[START Entries]

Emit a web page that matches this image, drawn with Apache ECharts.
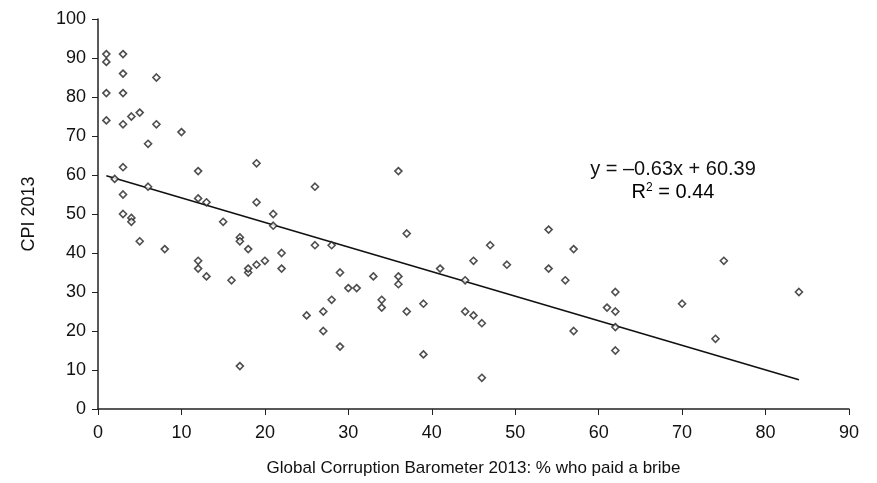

[END Entries]
[START Entries]

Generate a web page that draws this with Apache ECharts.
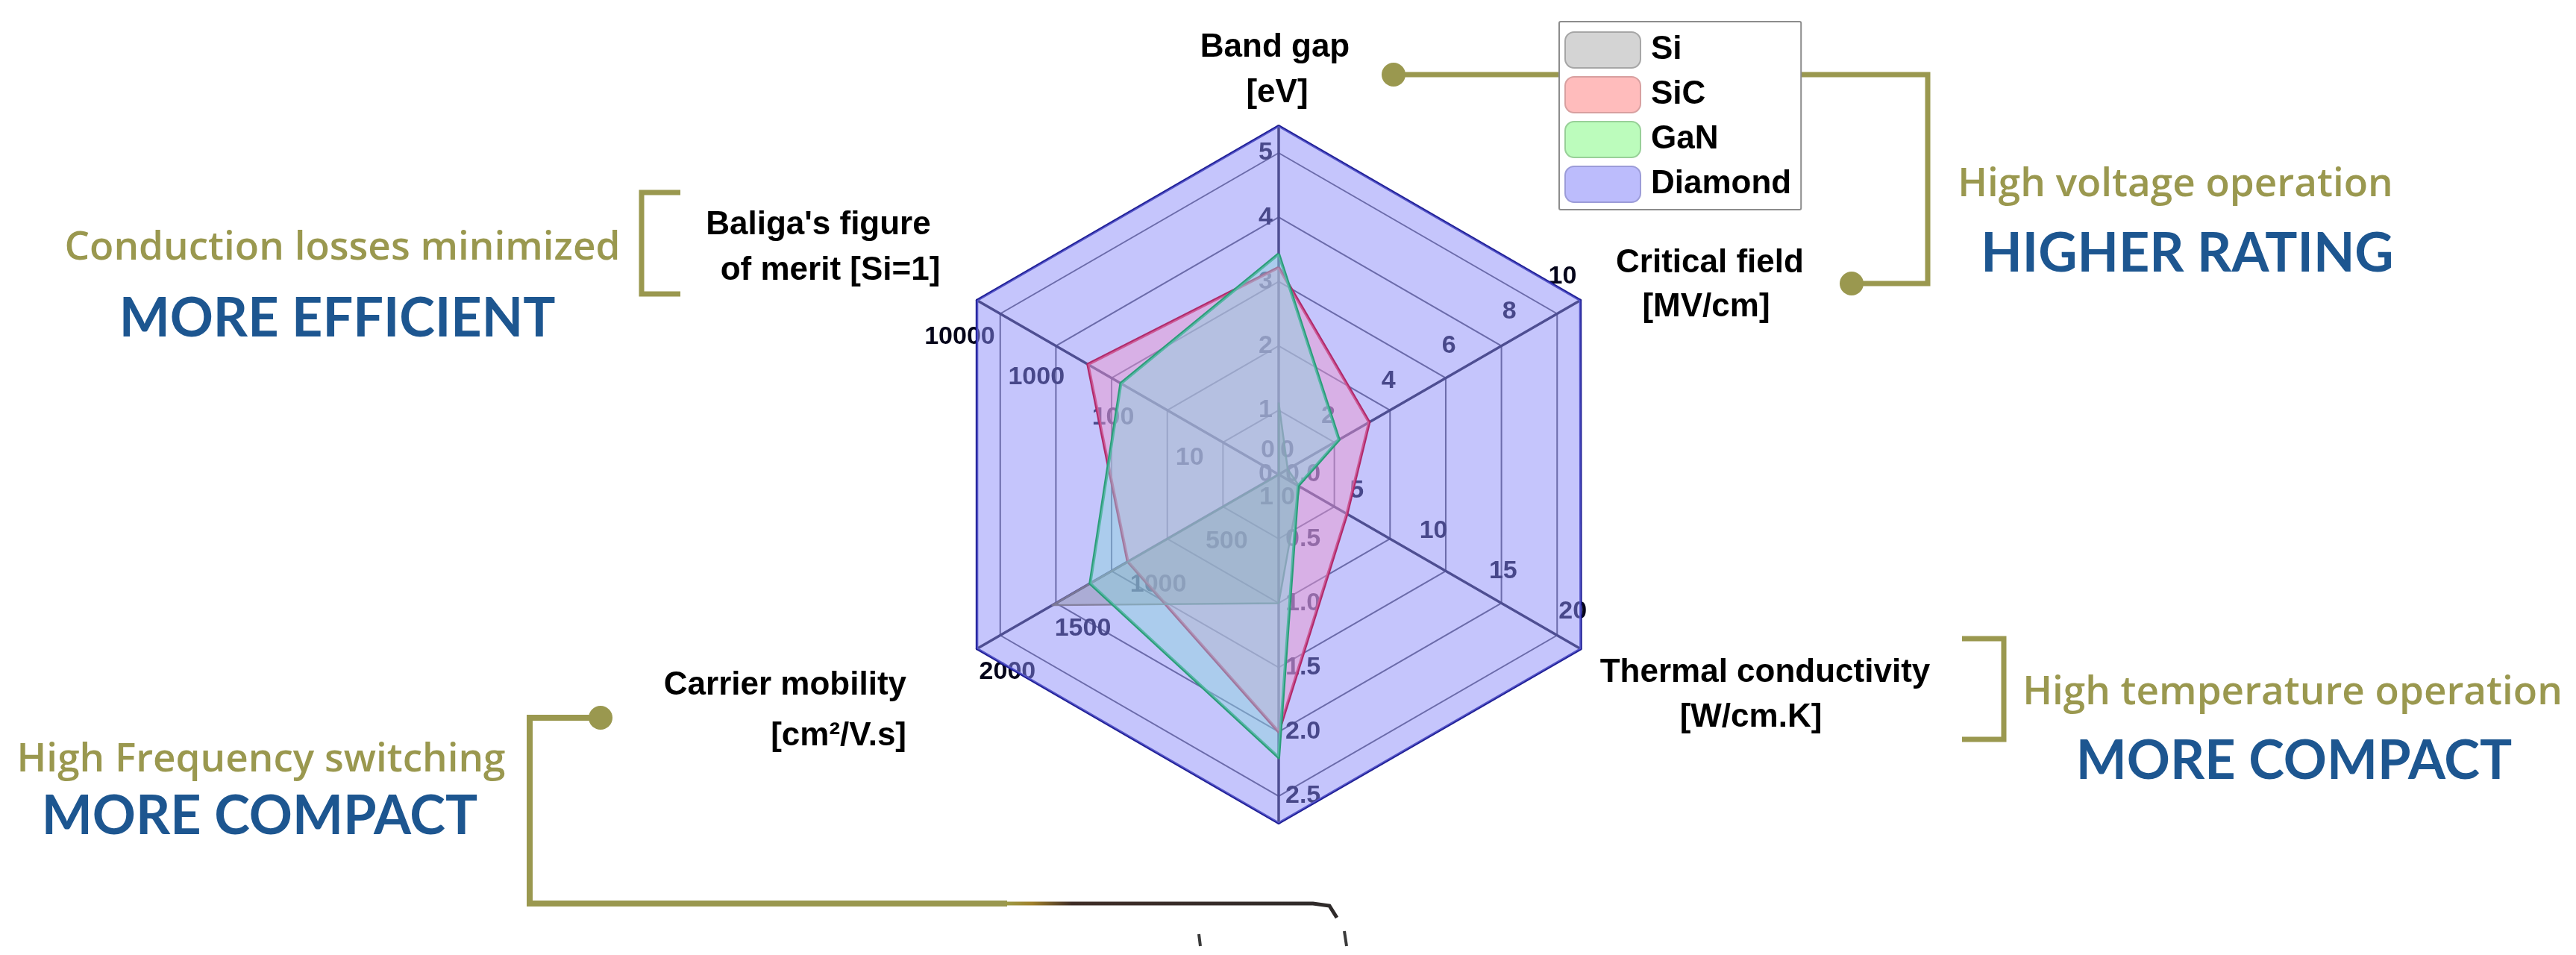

[END Entries]
[START Entries]

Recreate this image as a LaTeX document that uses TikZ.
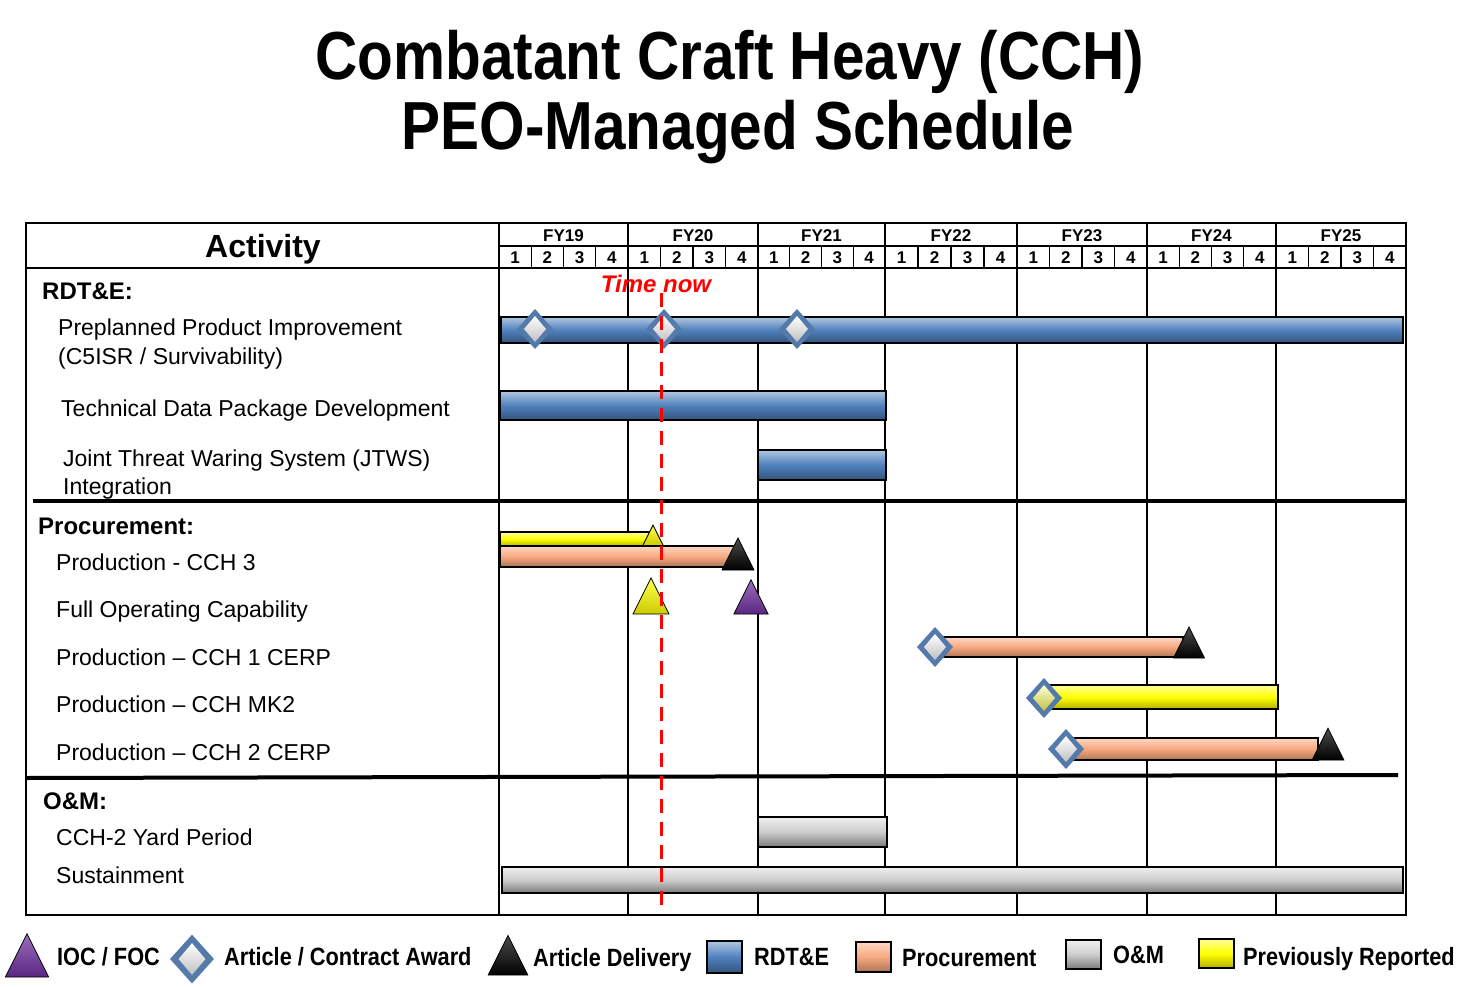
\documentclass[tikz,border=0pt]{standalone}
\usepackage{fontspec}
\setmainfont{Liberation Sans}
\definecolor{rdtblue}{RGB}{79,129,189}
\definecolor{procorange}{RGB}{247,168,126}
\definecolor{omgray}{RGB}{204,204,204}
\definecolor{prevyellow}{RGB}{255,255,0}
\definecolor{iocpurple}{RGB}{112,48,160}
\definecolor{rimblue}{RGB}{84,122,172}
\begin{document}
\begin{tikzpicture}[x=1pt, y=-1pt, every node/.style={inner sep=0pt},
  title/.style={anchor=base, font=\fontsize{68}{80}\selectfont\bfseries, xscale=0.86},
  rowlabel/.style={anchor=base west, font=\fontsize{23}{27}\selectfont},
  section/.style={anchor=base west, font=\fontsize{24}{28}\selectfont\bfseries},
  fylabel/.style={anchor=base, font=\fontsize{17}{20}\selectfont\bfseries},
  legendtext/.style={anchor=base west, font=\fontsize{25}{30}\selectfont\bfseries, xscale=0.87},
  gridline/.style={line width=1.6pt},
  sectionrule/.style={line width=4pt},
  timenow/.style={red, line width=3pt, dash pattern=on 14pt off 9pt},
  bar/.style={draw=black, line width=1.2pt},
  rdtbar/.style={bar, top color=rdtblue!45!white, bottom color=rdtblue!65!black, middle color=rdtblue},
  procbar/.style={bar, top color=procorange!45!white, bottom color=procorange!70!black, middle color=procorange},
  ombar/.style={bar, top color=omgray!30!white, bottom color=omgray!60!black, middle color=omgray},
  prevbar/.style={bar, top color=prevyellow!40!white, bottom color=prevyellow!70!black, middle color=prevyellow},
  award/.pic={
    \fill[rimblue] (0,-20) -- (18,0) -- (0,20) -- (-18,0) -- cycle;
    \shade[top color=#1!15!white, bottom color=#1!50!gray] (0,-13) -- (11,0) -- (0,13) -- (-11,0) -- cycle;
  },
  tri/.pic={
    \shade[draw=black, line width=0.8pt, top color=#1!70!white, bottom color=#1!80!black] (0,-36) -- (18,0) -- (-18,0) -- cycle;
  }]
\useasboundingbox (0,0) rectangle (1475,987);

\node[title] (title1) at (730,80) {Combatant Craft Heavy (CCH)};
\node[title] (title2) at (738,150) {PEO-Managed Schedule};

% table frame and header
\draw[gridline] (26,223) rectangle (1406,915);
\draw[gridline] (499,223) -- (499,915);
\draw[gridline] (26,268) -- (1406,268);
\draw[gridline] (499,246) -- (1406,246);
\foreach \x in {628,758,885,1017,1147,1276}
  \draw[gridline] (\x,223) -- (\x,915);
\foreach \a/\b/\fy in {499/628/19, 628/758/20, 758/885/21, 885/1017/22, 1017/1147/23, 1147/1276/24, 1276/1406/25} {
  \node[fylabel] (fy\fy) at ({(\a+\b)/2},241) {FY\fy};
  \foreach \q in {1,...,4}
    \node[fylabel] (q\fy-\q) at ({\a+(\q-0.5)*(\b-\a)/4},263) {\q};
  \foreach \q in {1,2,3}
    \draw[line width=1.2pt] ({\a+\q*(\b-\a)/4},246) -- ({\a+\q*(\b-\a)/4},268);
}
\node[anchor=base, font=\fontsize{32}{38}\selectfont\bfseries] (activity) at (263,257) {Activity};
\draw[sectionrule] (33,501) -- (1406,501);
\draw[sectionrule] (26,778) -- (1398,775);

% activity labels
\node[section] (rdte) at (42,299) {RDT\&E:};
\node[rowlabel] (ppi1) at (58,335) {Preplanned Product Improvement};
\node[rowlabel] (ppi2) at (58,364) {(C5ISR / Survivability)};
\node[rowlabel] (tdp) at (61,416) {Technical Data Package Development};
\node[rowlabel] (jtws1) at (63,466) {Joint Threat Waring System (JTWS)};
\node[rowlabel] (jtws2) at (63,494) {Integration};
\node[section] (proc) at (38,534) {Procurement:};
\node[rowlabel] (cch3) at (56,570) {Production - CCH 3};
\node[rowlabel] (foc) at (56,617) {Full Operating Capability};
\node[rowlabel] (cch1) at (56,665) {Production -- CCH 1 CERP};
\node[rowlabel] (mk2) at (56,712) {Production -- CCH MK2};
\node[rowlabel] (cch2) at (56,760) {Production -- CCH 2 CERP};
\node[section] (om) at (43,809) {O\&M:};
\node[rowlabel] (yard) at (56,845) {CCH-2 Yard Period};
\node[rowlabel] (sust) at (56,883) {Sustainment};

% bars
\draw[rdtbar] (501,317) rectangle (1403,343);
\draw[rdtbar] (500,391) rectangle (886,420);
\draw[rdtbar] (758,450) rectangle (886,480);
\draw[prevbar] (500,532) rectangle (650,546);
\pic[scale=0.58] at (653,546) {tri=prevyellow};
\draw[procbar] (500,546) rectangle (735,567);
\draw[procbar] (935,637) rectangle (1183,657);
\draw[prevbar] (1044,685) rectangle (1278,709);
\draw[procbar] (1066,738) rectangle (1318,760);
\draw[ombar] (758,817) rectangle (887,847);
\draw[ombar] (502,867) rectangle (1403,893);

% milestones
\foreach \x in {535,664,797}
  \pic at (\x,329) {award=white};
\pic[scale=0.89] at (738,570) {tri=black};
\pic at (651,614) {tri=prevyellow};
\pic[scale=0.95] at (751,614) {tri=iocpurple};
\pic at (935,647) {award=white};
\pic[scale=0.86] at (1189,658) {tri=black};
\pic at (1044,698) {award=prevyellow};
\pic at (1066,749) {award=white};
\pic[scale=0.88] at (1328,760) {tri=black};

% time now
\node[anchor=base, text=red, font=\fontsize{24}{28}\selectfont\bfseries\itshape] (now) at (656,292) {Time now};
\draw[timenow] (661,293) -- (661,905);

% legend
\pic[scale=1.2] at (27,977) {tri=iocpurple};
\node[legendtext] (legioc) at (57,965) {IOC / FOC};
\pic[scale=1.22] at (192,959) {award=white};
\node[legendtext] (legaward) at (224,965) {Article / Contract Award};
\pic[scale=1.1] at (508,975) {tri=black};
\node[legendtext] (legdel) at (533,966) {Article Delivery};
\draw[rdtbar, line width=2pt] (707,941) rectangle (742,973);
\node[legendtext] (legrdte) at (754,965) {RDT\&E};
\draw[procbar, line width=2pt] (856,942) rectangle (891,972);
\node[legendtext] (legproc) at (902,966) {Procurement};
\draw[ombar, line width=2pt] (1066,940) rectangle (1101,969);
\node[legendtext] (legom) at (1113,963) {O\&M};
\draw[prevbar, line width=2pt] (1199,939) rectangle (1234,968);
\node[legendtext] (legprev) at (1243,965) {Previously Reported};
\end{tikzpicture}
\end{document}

[END Entries]

What needs to be done >>
Each line in the data that holds the string "ECharts" should be found and copied.

Task answer >>
Emit a web page that matches this image, drawn with Apache ECharts.
Generate a web page that draws this with Apache ECharts.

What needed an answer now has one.